README.md

Go Utilities for Distributed Programming

This package contains utilities to help create stateful distributed software.

Use Case:

• We have a service that is either entirely stateful or has one or many parts that are.
• In other words, these parts should only ever have one instance running at a time.
• The goal is to maximize availability in the face of planned or unplanned disruptions.
• It should be possible to start multiple service nodes; but each stateful section should ever only be running on one node.
• As a side-benefit, if there are multiple stateful parts, they get load balanced across the nodes.
• We have an etcd cluster that we can leverage for leadership election.

Solution:

• Allow multiple service nodes to start up.
• The service registers itself for work and waits on being elected leader.
• Once granted it performs work; but only within the context of it's leadership that it monitors.
• If leadership is lost for whatever reason, it stops working and reverts to campaigning for leadership.

Rolling restart demo:

• 3 nodes are executing 29 stateful jobs.
• Node 1 is restarted. Followed by Node 2, then Node 3.
• Notice the jobs migrating between nodes instantly.

Load balacning demo:

• 3 nodes are executing 29 stateful jobs.
• Random resignation timeouts are configured that allow jobs to move between nodes.
• In steady state, the jobs are evenly distributed.

Code:

• The simplest way to leverage the library is via the framework
• The LeaseProvider is pluggable. Currently only etcd is supported; but more may be added or you can write your own.

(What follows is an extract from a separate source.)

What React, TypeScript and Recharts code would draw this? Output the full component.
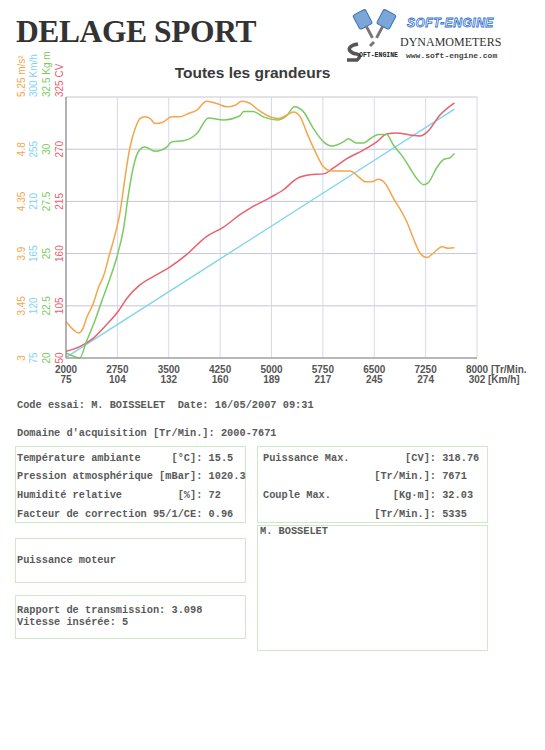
import React from "react";
import { CartesianGrid, Line, LineChart, XAxis, YAxis } from "recharts";

// rpm ticks along the bottom and the road speed printed under each one
const rpmTicks = [2000, 2750, 3500, 4250, 5000, 5750, 6500, 7250, 8000];
const speedTicks = [75, 104, 132, 160, 189, 217, 245, 274, 302];

// left scales (bottom to top)
const cvTicks = [50, 105, 160, 215, 270, 325];
const kgmTicks = [20, 22.5, 25, 27.5, 30, 32.5];
const kmhTicks = [75, 120, 165, 210, 255, 300];
const accTicks = [3, 3.45, 3.9, 4.35, 4.8, 5.25];

// power [CV]
const powerRpm = [2000, 2200, 2400, 2590, 2760, 2890, 3080, 3280, 3520, 3760, 4050, 4300, 4540, 4690, 4980, 5170, 5370, 5560, 5760, 5900, 6100, 6340, 6540, 6680, 6830, 7020, 7170, 7270, 7460, 7671];
const powerCv = [57, 62, 71, 85, 99, 113, 127, 136, 146, 159, 178, 188, 201, 208, 219, 227, 239, 243, 244, 250, 260, 269, 278, 286, 287, 285, 284, 288, 306, 318.76];

// torque [Kg m]
const torqueRpm = [2000, 2110, 2200, 2300, 2400, 2520, 2640, 2740, 2840, 2910, 2980, 3060, 3150, 3300, 3470, 3540, 3710, 3910, 4080, 4300, 4540, 4590, 4735, 4880, 5100, 5220, 5335, 5465, 5610, 5760, 5880, 6050, 6120, 6240, 6340, 6440, 6560, 6680, 6780, 6925, 7020, 7120, 7220, 7290, 7410, 7510, 7610, 7671];
const torqueKgm = [20.24, 20.08, 20.0, 20.8, 21.6, 22.7, 23.8, 24.8, 26.2, 27.8, 29.1, 29.9, 30.1, 29.9, 30.1, 30.35, 30.4, 30.75, 31.5, 31.4, 31.6, 31.8, 31.8, 31.55, 31.4, 31.6, 32.03, 31.8, 31.0, 30.35, 30.15, 30.35, 30.5, 30.3, 30.3, 30.5, 30.7, 30.7, 30.2, 29.6, 29.1, 28.6, 28.3, 28.4, 29.1, 29.5, 29.6, 29.8];

// acceleration [m/s²]
const accRpm = [2000, 2110, 2180, 2250, 2300, 2400, 2470, 2545, 2640, 2715, 2790, 2860, 2930, 3010, 3080, 3150, 3230, 3300, 3420, 3540, 3660, 3790, 3910, 4050, 4200, 4350, 4470, 4565, 4690, 4810, 4930, 5100, 5220, 5320, 5420, 5510, 5640, 5760, 5880, 6050, 6150, 6270, 6370, 6460, 6560, 6660, 6780, 6900, 6975, 7070, 7170, 7270, 7360, 7490, 7580, 7671];
const accMs2 = [3.315, 3.243, 3.215, 3.258, 3.344, 3.473, 3.602, 3.702, 3.903, 4.06, 4.26, 4.548, 4.806, 4.978, 5.064, 5.079, 5.064, 5.021, 5.035, 5.079, 5.079, 5.108, 5.136, 5.214, 5.194, 5.165, 5.179, 5.214, 5.194, 5.136, 5.093, 5.064, 5.093, 5.121, 5.079, 4.949, 4.777, 4.648, 4.611, 4.611, 4.611, 4.562, 4.519, 4.519, 4.54, 4.505, 4.376, 4.26, 4.175, 4.032, 3.903, 3.866, 3.903, 3.96, 3.946, 3.95];

// speed [Km/h]
const speedRpm = [2000, 4000, 6000, 7671];
const speedKmh = [75.5, 151, 226.5, 289.6];

const pts = (xs: number[], ys: number[]) => xs.map((rpm, i) => ({ rpm, v: ys[i] }));

const ORANGE = "#f5a54c";
const BLUE = "#7fd5ef";
const GREEN = "#7acb60";
const RED = "#e8606c";
const SANS = "'Liberation Sans', Arial, sans-serif";
const MONO = "'Liberation Mono', 'Courier New', monospace";

// recharts stacks same-side axes by id, so the ids fix the column order (p1 nearest the plot)
const CV = "p1";
const KGM = "p2";
const KMH = "p3";
const ACC = "p4";

function SideTick(props: any) {
  const { x, y, payload, color, unit, top } = props;
  const cx = x - 6.5;
  const isTop = payload.value === top;
  return (
    <text
      x={cx}
      y={y}
      transform={`rotate(-90 ${cx} ${y})`}
      textAnchor={isTop ? "start" : "middle"}
      dominantBaseline="central"
      fill={color}
      fontSize={10}
      fontFamily={SANS}
    >
      {isTop ? `${payload.value} ${unit}` : String(payload.value)}
    </text>
  );
}

function RpmTick(props: any) {
  const { x, y, payload } = props;
  const i = rpmTicks.indexOf(payload.value);
  const last = i === rpmTicks.length - 1;
  const common = { fill: "#555", fontSize: 10, fontWeight: 700, fontFamily: SANS };
  return (
    <g>
      <text x={x} y={y + 15} textAnchor="middle" {...common}>{payload.value}</text>
      <text x={x} y={y + 25} textAnchor="middle" {...common}>{speedTicks[i]}</text>
      {last && (
        <>
          <text x={x + 14} y={y + 15} {...common}>[Tr/Min.</text>
          <text x={x + 11} y={y + 25} {...common}>[Km/h]</text>
        </>
      )}
    </g>
  );
}

function Box({ left, top, width, height }: any) {
  return (
    <div
      style={{
        position: "absolute",
        left,
        top,
        width,
        height,
        border: "1.5px solid #cfe8c8",
        boxSizing: "border-box",
      }}
    />
  );
}

const txt: React.CSSProperties = {
  position: "absolute",
  fontFamily: MONO,
  fontSize: 10.3,
  fontWeight: 700,
  color: "#5a5a5a",
  whiteSpace: "pre",
  lineHeight: "12px",
  margin: 0,
};

function Logo() {
  return (
    <svg width={205} height={60} style={{ position: "absolute", left: 340, top: 6 }}>
      {/* pistons */}
      <g transform="rotate(-28 24 16)">
        <rect x={17} y={5} width={14} height={16} rx={2} fill="#7aa6d8" stroke="#3f6fb0" />
        <line x1={24} y1={21} x2={24} y2={34} stroke="#777" strokeWidth={3} />
      </g>
      <g transform="rotate(28 45 16)">
        <rect x={38} y={5} width={14} height={16} rx={2} fill="#7aa6d8" stroke="#3f6fb0" />
        <line x1={45} y1={21} x2={45} y2={34} stroke="#777" strokeWidth={3} />
      </g>
      <path d="M34 36 L30 40" stroke="#777" strokeWidth={3} />
      <path d="M18 38 Q7 40 10 45 Q13 48 17 48 Q22 50 17 54 L7 54" fill="none" stroke="#555" strokeWidth={3.5} />
      <text x={19} y={51} fontSize={6.5} fontFamily={MONO} fontWeight={700} fill="#222">OFT-ENGINE</text>
      <text x={67} y={21} fontSize={12} fontStyle="italic" fontWeight={700} fontFamily={SANS} fill="#fff" stroke="#2f6fd0" strokeWidth={0.8} letterSpacing={0.5}>
        SOFT-ENGINE
      </text>
      <text x={60} y={40} fontSize={12} fontFamily="'Liberation Serif', serif" fill="#333">DYNAMOMETERS</text>
      <text x={66} y={52} fontSize={8} fontFamily={MONO} fontWeight={700} fill="#444">www.soft-engine.com</text>
    </svg>
  );
}

export default function App() {
  return (
    <div style={{ position: "absolute", left: 0, top: 0, width: 545, height: 750, background: "#fff" }}>
      <div
        style={{
          position: "absolute",
          left: 16,
          top: 14,
          fontFamily: "'Liberation Serif', 'Times New Roman', serif",
          fontWeight: 700,
          fontSize: 31.5,
          color: "#333",
          letterSpacing: -0.4,
        }}
      >
        DELAGE SPORT
      </div>
      <Logo />
      <div
        style={{
          position: "absolute",
          left: 150,
          width: 205,
          top: 64,
          textAlign: "center",
          fontFamily: SANS,
          fontWeight: 700,
          fontSize: 15.5,
          color: "#3a3a3a",
        }}
      >
        Toutes les grandeurs
      </div>

      <div style={{ position: "absolute", left: 0, top: 40 }}>
        <LineChart width={545} height={360} margin={{ top: 57, right: 68, bottom: 2, left: 15 }}>
          <CartesianGrid yAxisId={CV} vertical={false} stroke="#c6c6d2" strokeWidth={1} />
          <CartesianGrid yAxisId={CV} horizontal={false} stroke="#d6d6f0" strokeWidth={1} />
          <XAxis
            dataKey="rpm"
            type="number"
            domain={[2000, 8000]}
            ticks={rpmTicks}
            interval={0}
            allowDataOverflow
            height={40}
            tickSize={0}
            tickMargin={0}
            tickLine={false}
            axisLine={{ stroke: "#8c8c8c", strokeWidth: 1.2 }}
            tick={(p: any) => <RpmTick {...p} />}
          />
          <YAxis
            yAxisId={CV}
            type="number"
            domain={[50, 325]}
            ticks={cvTicks}
            interval={0}
            width={13}
            tickSize={0}
            tickMargin={0}
            tickLine={false}
            axisLine={{ stroke: "#8c8c8c", strokeWidth: 1.2 }}
            tick={(p: any) => <SideTick {...p} color={RED} unit="CV" top={325} />}
          />
          <YAxis
            yAxisId={KGM}
            type="number"
            domain={[20, 32.5]}
            ticks={kgmTicks}
            interval={0}
            width={13}
            tickSize={0}
            tickMargin={0}
            tickLine={false}
            axisLine={false}
            tick={(p: any) => <SideTick {...p} color={GREEN} unit="Kg m" top={32.5} />}
          />
          <YAxis
            yAxisId={KMH}
            type="number"
            domain={[75, 300]}
            ticks={kmhTicks}
            interval={0}
            width={12}
            tickSize={0}
            tickMargin={0}
            tickLine={false}
            axisLine={false}
            tick={(p: any) => <SideTick {...p} color={BLUE} unit="Km/h" top={300} />}
          />
          <YAxis
            yAxisId={ACC}
            type="number"
            domain={[3, 5.25]}
            ticks={accTicks}
            interval={0}
            width={13}
            tickSize={0}
            tickMargin={0}
            tickLine={false}
            axisLine={false}
            tick={(p: any) => <SideTick {...p} color={ORANGE} unit="m/s²" top={5.25} />}
          />
          <Line yAxisId={KMH} data={pts(speedRpm, speedKmh)} dataKey="v" type="linear" stroke={BLUE} strokeWidth={1.4} dot={false} isAnimationActive={false} />
          <Line yAxisId={CV} data={pts(powerRpm, powerCv)} dataKey="v" type="monotone" stroke={RED} strokeWidth={1.5} dot={false} isAnimationActive={false} />
          <Line yAxisId={KGM} data={pts(torqueRpm, torqueKgm)} dataKey="v" type="monotone" stroke={GREEN} strokeWidth={1.5} dot={false} isAnimationActive={false} />
          <Line yAxisId={ACC} data={pts(accRpm, accMs2)} dataKey="v" type="monotone" stroke={ORANGE} strokeWidth={1.5} dot={false} isAnimationActive={false} />
        </LineChart>
      </div>

      <p style={{ ...txt, left: 17, top: 399 }}>{"Code essai: M. BOISSELET  Date: 16/05/2007 09:31"}</p>
      <p style={{ ...txt, left: 17, top: 427 }}>{"Domaine d'acquisition [Tr/Min.]: 2000-7671"}</p>

      <Box left={15} top={446} width={231} height={77} />
      <p style={{ ...txt, left: 17, top: 448.5, lineHeight: "18.9px" }}>
        {"Température ambiante     [°C]: 15.5\nPression atmosphérique [mBar]: 1020.3\nHumidité relative         [%]: 72\nFacteur de correction 95/1/CE: 0.96"}
      </p>

      <Box left={257} top={446} width={231} height={77} />
      <p style={{ ...txt, left: 263, top: 448.5, lineHeight: "18.9px" }}>
        {"Puissance Max.         [CV]: 318.76\n                  [Tr/Min.]: 7671\nCouple Max.          [Kg·m]: 32.03\n                  [Tr/Min.]: 5335"}
      </p>

      <Box left={257} top={525} width={231} height={126} />
      <p style={{ ...txt, left: 260, top: 525 }}>{"M. BOSSELET"}</p>

      <Box left={15} top={538} width={231} height={45} />
      <p style={{ ...txt, left: 17, top: 554 }}>{"Puissance moteur"}</p>

      <Box left={15} top={595} width={231} height={44} />
      <p style={{ ...txt, left: 17, top: 604 }}>{"Rapport de transmission: 3.098\nVitesse insérée: 5"}</p>
    </div>
  );
}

provider := distributed.NewETCDLeaseProvider([]string{etcdURL})
p := distributed.NewLeadershipBasedJobProcessor(appName, instanceName, provider, nil)

p.AddJob(distributed.Job{Name: "jobA", Work: jobFor("jobA")}) // portion of the code that is stateful
p.AddJob(distributed.Job{Name: "jobB", Work: jobFor("jobB")}) // portion of another stateful block

if err := p.Execute(ctx); err != nil {
	log.Fatal(err)
}

To help with load-balancing, two options are available:

• Adding a start delay - this is a function that can return a randomized delay before leadership election starts
• Voluntary resignation timeout - another function, return a randomized timeout at which point leadership is voluntarily terminated

startDelay := func(string) time.Duration {
	return time.Millisecond * time.Duration(5000+rand.Intn(10000))
}
p := distributed.NewLeadershipBasedJobProcessor(..., distributed.WithStartDelay(startDelay))

resignationTimeout := func(string) time.Duration {
	return time.Minute * time.Duration(30+rand.Intn(30))
}
p := distributed.NewLeadershipBasedJobProcessor(..., distributed.WithVoluntaryTimeout(startDelay))

Other options:

• distributed.WithBlockOnNoJobs() causes Execute to block until context is cancelled rather than error when no jobs are configured

Basic API:

• The Framework APIs are not the only options available
• The Concurrency struct is the building block for leadership acquisition and resignation

Considerations:

• When using the basic API always call Resign or Close (which in turn resigns) before quiting a running application to avoid a leadership vaccumm.
• Resigning allows leadership to switch in the normal case within miliseconds avoiding any meaningful loss of availability.
• If an app crashes or loses network access and is unable to resign, there will be unavailability limited to the Lease TTL.
• A continuous connection to etcd is expected; it's the only way to prevent a network parition from creating multiple leaders.
• Loss of etcd therefore will cause the application to be unavailable until etcd is restored.